The early life of Elie is a religious and mystical one, learning Kabbalah from Moshe the beadle. Moshe discovers the Nazi’s plans and like a prophet of ancient times tries to warn the Jews of Sighet, but they refuse to believe such wild tales of trains shipping Jews off to death camps and civilized countries murdering their Jews in mass. Moshe fits into the archetype of the prophets of old who warned the Israelites in the Bible of various enemies and to reform their behavior, but who ultimately went unheeded.

Soon Elie finds himself sent to the camps with his family, only to be separated from his mother, and clinging desperately to his father as they sort through the Jews like so many pieces of cattle. His arrival at the camps brings him face to face with the crematorium where they shovel babies into the flames, an event that tests Elie’s fragile faith and burns it in the flames with all the corpses. Elie Wiesel grows frustrated at God’s silence amidst all this horror.

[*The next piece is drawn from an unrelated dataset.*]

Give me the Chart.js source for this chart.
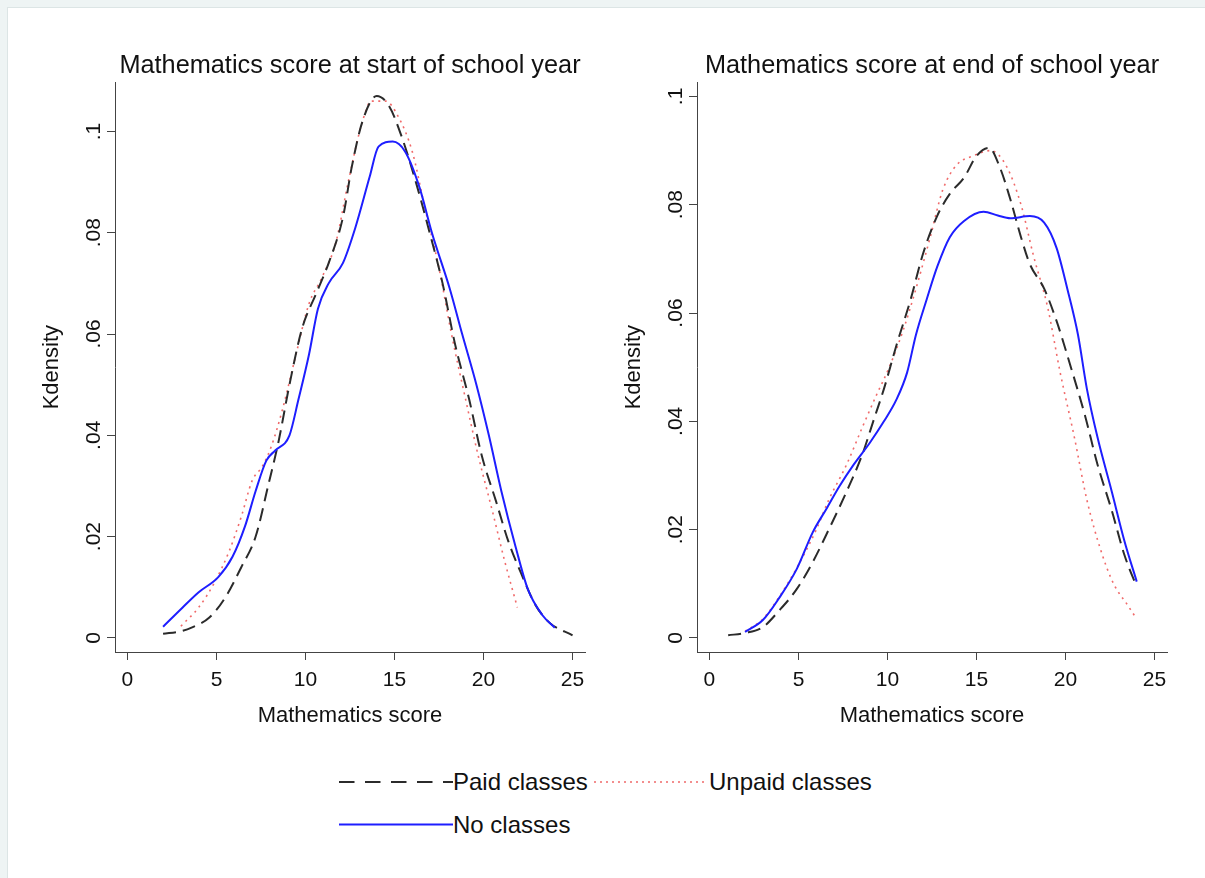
<!DOCTYPE html>
<html>
<head>
<meta charset="utf-8">
<script src="https://cdn.jsdelivr.net/npm/chart.js@4.4.0/dist/chart.umd.min.js"></script>
<style>
  html, body { margin: 0; padding: 0; }
  body { width: 1205px; height: 878px; background: #eef4f4; position: relative; overflow: hidden; font-family: "Liberation Sans", Arial, sans-serif; }
  #sheet { position: absolute; left: 7px; top: 7px; right: 0; bottom: 0; background: #fff; border-left: 1px solid #dce5e5; border-top: 1px solid #dce5e5; }
  canvas { position: absolute; top: 0; }
  #start { left: 0; }
  #end { left: 582px; }
  #legend { position: absolute; left: 0; top: 740px; }
  #legend text { font-family: "Liberation Sans", Arial, sans-serif; font-size: 24px; fill: #111; }
</style>
</head>
<body>
<div id="sheet"></div>
<canvas id="start" width="600" height="740"></canvas>
<canvas id="end" width="600" height="740"></canvas>
<svg id="legend" width="1205" height="138">
  <line x1="339" y1="42" x2="453" y2="42" stroke="#2b2b2b" stroke-width="2" stroke-dasharray="15.5 10.5"/>
  <text x="453" y="49.5">Paid classes</text>
  <line x1="594" y1="42" x2="708" y2="42" stroke="#f06a6a" stroke-width="1.6" stroke-dasharray="2 4"/>
  <text x="709" y="49.5">Unpaid classes</text>
  <line x1="339" y1="84.5" x2="453" y2="84.5" stroke="#1e1eff" stroke-width="2"/>
  <text x="453" y="93">No classes</text>
</svg>
<script>
// tick labels
const xTicks = [0, 5, 10, 15, 20, 25];
const yTicks = [0, 0.02, 0.04, 0.06, 0.08, 0.1];

// start of school year (score, density)
const startPaidX = [2.0, 3.0, 3.6, 4.6, 5.5, 6.4, 7.2, 7.9, 8.5, 9.1, 9.8, 10.6, 11.3, 12.1, 12.6, 13.2, 14.0, 14.7, 15.4, 16.2, 16.9, 17.7, 18.4, 19.2, 19.9, 20.7, 21.4, 22.2, 22.9, 23.7, 25.0];
const startPaidY = [0.0008, 0.0013, 0.002, 0.004, 0.008, 0.014, 0.020, 0.030, 0.039, 0.050, 0.061, 0.068, 0.074, 0.083, 0.093, 0.102, 0.107, 0.105, 0.099, 0.090, 0.081, 0.070, 0.058, 0.047, 0.036, 0.027, 0.019, 0.012, 0.0066, 0.003, 0.0005];
const startUnpaidX = [3.0, 4.0, 4.9, 5.7, 6.4, 7.0, 7.6, 8.1, 8.7, 9.4, 10.2, 10.9, 11.7, 12.4, 13.2, 13.7, 14.5, 15.2, 16.0, 16.7, 17.5, 18.2, 19.0, 19.7, 20.5, 21.2, 21.9];
const startUnpaidY = [0.0023, 0.006, 0.011, 0.017, 0.024, 0.031, 0.034, 0.038, 0.045, 0.055, 0.066, 0.071, 0.078, 0.090, 0.102, 0.106, 0.106, 0.103, 0.096, 0.085, 0.073, 0.060, 0.047, 0.036, 0.025, 0.015, 0.006];
const startNoneX = [2.0, 3.1, 4.0, 5.1, 5.9, 6.6, 7.2, 7.8, 8.3, 9.1, 9.6, 10.2, 10.7, 11.3, 12.1, 12.8, 13.6, 14.1, 14.9, 15.6, 16.4, 17.1, 18.1, 18.8, 19.6, 20.3, 21.0, 21.8, 22.5, 23.3, 24.0];
const startNoneY = [0.0022, 0.006, 0.009, 0.012, 0.016, 0.022, 0.029, 0.035, 0.037, 0.040, 0.047, 0.056, 0.065, 0.070, 0.074, 0.081, 0.091, 0.097, 0.098, 0.096, 0.089, 0.080, 0.069, 0.060, 0.050, 0.040, 0.029, 0.018, 0.0095, 0.0045, 0.002];

// end of school year (score, density)
const endPaidX = [1.05, 2.0, 3.0, 3.9, 4.9, 5.8, 6.7, 7.7, 8.6, 9.2, 9.8, 10.5, 11.3, 12.0, 12.8, 13.5, 14.3, 15.0, 15.7, 16.3, 16.9, 17.5, 18.0, 18.8, 19.5, 20.3, 21.1, 21.8, 22.6, 23.3, 24.0];
const endPaidY = [0.0005, 0.0009, 0.002, 0.005, 0.009, 0.014, 0.020, 0.027, 0.034, 0.040, 0.046, 0.054, 0.0625, 0.071, 0.078, 0.082, 0.085, 0.089, 0.0905, 0.087, 0.081, 0.074, 0.069, 0.0645, 0.0585, 0.050, 0.041, 0.032, 0.0235, 0.0154, 0.0094];
const endUnpaidX = [2.0, 3.0, 4.0, 5.0, 6.0, 6.7, 7.7, 8.6, 9.4, 10.1, 10.9, 11.6, 12.4, 13.1, 13.9, 14.8, 15.8, 16.7, 17.5, 18.2, 19.0, 19.7, 20.5, 21.2, 22.0, 22.7, 23.5, 23.9];
const endUnpaidY = [0.0012, 0.0035, 0.008, 0.0135, 0.020, 0.0255, 0.032, 0.039, 0.045, 0.050, 0.057, 0.0645, 0.074, 0.0827, 0.0874, 0.089, 0.090, 0.087, 0.080, 0.0706, 0.061, 0.049, 0.037, 0.0255, 0.016, 0.010, 0.006, 0.004];
const endNoneX = [2.0, 3.0, 3.9, 4.9, 5.8, 6.6, 7.3, 8.1, 9.0, 9.8, 10.5, 11.1, 11.6, 12.2, 12.8, 13.5, 14.3, 15.4, 16.2, 16.9, 18.0, 18.8, 19.5, 20.1, 20.7, 21.2, 21.8, 22.6, 23.3, 24.0];
const endNoneY = [0.0011, 0.0033, 0.0073, 0.0127, 0.0195, 0.024, 0.028, 0.032, 0.036, 0.040, 0.044, 0.049, 0.056, 0.0625, 0.0686, 0.074, 0.077, 0.0787, 0.078, 0.0775, 0.0779, 0.0767, 0.072, 0.0645, 0.056, 0.046, 0.037, 0.027, 0.018, 0.0104];

Chart.defaults.font.family = '"Liberation Sans", Arial, sans-serif';
Chart.defaults.color = '#111';

const pts = (xs, ys) => xs.map((x, i) => ({ x: x, y: ys[i] }));
const fmt = v => v === 0 ? '0' : v.toFixed(2).replace(/0+$/, '').replace(/^0/, '');

// Stata style: y tick labels turned on their side
const sideLabels = {
  id: 'sideLabels',
  afterDraw(chart) {
    const y = chart.scales.y;
    const ctx = chart.ctx;
    ctx.save();
    ctx.font = '21px "Liberation Sans", Arial, sans-serif';
    ctx.fillStyle = '#111';
    ctx.textAlign = 'center';
    ctx.textBaseline = 'middle';
    y.ticks.forEach(t => {
      ctx.save();
      ctx.translate(y.right - 21, y.getPixelForValue(t.value));
      ctx.rotate(-Math.PI / 2);
      ctx.fillText(fmt(t.value), 0, 0);
      ctx.restore();
    });
    ctx.restore();
  }
};

const axisLine = { display: true, color: '#444', width: 1 };
const tickMarks = { display: true, drawOnChartArea: false, drawTicks: true, tickLength: 8, color: '#444', lineWidth: 1 };

function makeChart(id, title, paid, unpaid, none, yMin, yMax) {
  return new Chart(document.getElementById(id), {
    type: 'line',
    data: {
      datasets: [
        { label: 'No classes', data: none, borderColor: '#1e1eff', borderWidth: 2, order: 0 },
        { label: 'Paid classes', data: paid, borderColor: '#2b2b2b', borderWidth: 2, borderDash: [13, 7], order: 1 },
        { label: 'Unpaid classes', data: unpaid, borderColor: '#f06a6a', borderWidth: 1.6, borderDash: [2, 4.5], order: 2 }
      ]
    },
    options: {
      responsive: false,
      animation: false,
      layout: { padding: { left: 0, right: 15, top: 0, bottom: 0 } },
      elements: {
        point: { radius: 0 },
        line: { tension: 0.4, cubicInterpolationMode: 'monotone', fill: false }
      },
      plugins: {
        legend: { display: false },
        tooltip: { enabled: false },
        title: {
          display: true, text: title, fullSize: false, color: '#111',
          font: { size: 25.3, weight: 'normal' },
          padding: { top: 51, bottom: 1 }
        }
      },
      scales: {
        x: {
          type: 'linear', min: -0.7, max: 25.7,
          afterBuildTicks: s => { s.ticks = xTicks.map(v => ({ value: v })); },
          afterFit: s => { s.height = 88; },
          grid: tickMarks, border: axisLine,
          ticks: { color: '#111', font: { size: 21 }, padding: 8, maxRotation: 0 },
          title: { display: true, text: 'Mathematics score', color: '#111', font: { size: 22 }, padding: { top: 0, bottom: 11 } }
        },
        y: {
          type: 'linear', min: yMin, max: yMax,
          afterBuildTicks: s => { s.ticks = yTicks.map(v => ({ value: v })); },
          afterFit: s => { s.width = 115; },
          grid: tickMarks, border: axisLine,
          ticks: { display: false },
          title: { display: true, text: 'Kdensity', color: '#111', font: { size: 22 }, padding: { top: 39, bottom: 0 } }
        }
      }
    },
    plugins: [sideLabels]
  });
}

makeChart('start', 'Mathematics score at start of school year',
  pts(startPaidX, startPaidY), pts(startUnpaidX, startUnpaidY), pts(startNoneX, startNoneY), -0.0028, 0.1097);
makeChart('end', 'Mathematics score at end of school year',
  pts(endPaidX, endPaidY), pts(endUnpaidX, endUnpaidY), pts(endNoneX, endNoneY), -0.0026, 0.1026);
</script>
</body>
</html>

“For the first time, I felt revolt rise up in me. Why should I bless His name? The Eternal, Lord of the Universe, the All-Powerful and Terrible, was silent. What had I to thank Him for?”

This doubt of faith proves to be one of the major themes of the book. As the holy days come around, he doesn’t understand why the other Jews around him insist on celebrating God who has abandoned them and does nothing to relieve their suffering.

“Why, but why should I bless Him? In every fiber I rebelled. Because He had had thousands of children burned in His pits? Because He kept six crematories working night and day, on Sundays and feast days? Because in His great might He had created Auschwitz, Birkenau, Buna, and so many factories of death? How could I say to him: ‘Blessed art Thou, Eternal, Master of the Universe, Who chose us from among the races to be tortured day and night, to see our fathers, our mothers, our brothers, end in the crematory? Praised be Thy Holy Name, Thou Who hast chosen us to be butchered on Thine altar?

Wiesel raises the issue of the Jews’ choseness in this passage and flips the concept around on its head. He hints that God seemed to have chosen the Jews to suffer through history, all of it culminating in the holocaust and the crematories. He finds the idea of worshipping such a God ludicrous.

If this is a memoir about Elie’s experience during the holocaust, then it also equally about Elie’s relationship with his father and how they attempt to survive in the camp together. The camp causes him to betray his relationship with his father, even as he clings onto this relationship as a kind of security blanket. The camp forces him to resent his father and his weaknesses because Elie  is not in a position to protect his father from punishment, forcing him to violate the commandment to honor one’s parents. His own impotence makes him resent his father’s stupid mistakes around their oppressors.

“What is more, any anger I felt at that moment was directed, not against the Kapo, but against my father. I was angry with him, for not knowing how to avoid Idek’s outbreak. That is what concentration camp life had made of me.”

Camp life forces Elie to sublimate his anger at his oppressors, and to direct it at his father for being so foolish and not knowing how to prevent himself pain. He remarks early in the narrative about a son beating his own father to death in order to steal his rations. At the end of the narrative, Wiesel’s own father grows very sick and another confronts him with this same suggestion.

“Listen to me, boy. Don’t forget that you’re in a concentration camp. Here, every man has to fight for himself and not think of anyone else. Even of his father. Here, there are no fathers, no brothers, no friends. Everyone lives and dies for himself alone. I’ll give you a sound piece of advice–don’t give your ration of bread and soup to your old father. There’s nothing you can do for him. And you’re killing yourself. Instead, you ought to be having his ration.”

Survival matters more than family relationships. For a moment, Elie finds himself agreeing with this man’s suggestion to rob his father of his food, but then chastises himself for even considering such a horrible betrayal to his parent. Eventually his father succumbs to his sickness and Elie feels more guilt for the relief it brings him.

“I did not weep, and it pained me that I could not weep. But I had no more tears. And, in the depths of my being, in the recesses of my weakened conscience, could I have searched it, I might perhaps have found something like–free at last!

I can’t imagine a more terrible feeling than to feel relief that your father is dead and to think of the person who gave you life as a horrible burden. It’s the relationship with his father that provides the emotional core of the narrative, and had me near tears at many points. The book is an emotionally powerful narrative that depicts brutality of the holocaust, the death of a man’s father, and the end of his faith.


4 thoughts on “Night by Elie Wiesel

  1. When I read this in college (I couldn’t put it down and read it in one sitting – and yes, cried through it), I don’t think I grasped the weight of it then. But I’ve never forgotten it, and all these years later I think about (now) how painful that must have been for him feel abandoned by God and burdened by the relationship with his father. More reasons to feel sad for him.

  2. There was a wonderful ( and rare) interview with him on a radio station here in Australia called Radio National, on a show called The Spirit of Things. A repeat of it was broadcast 3 weeks ago if youre interested in listening to the podcast. An amazing man.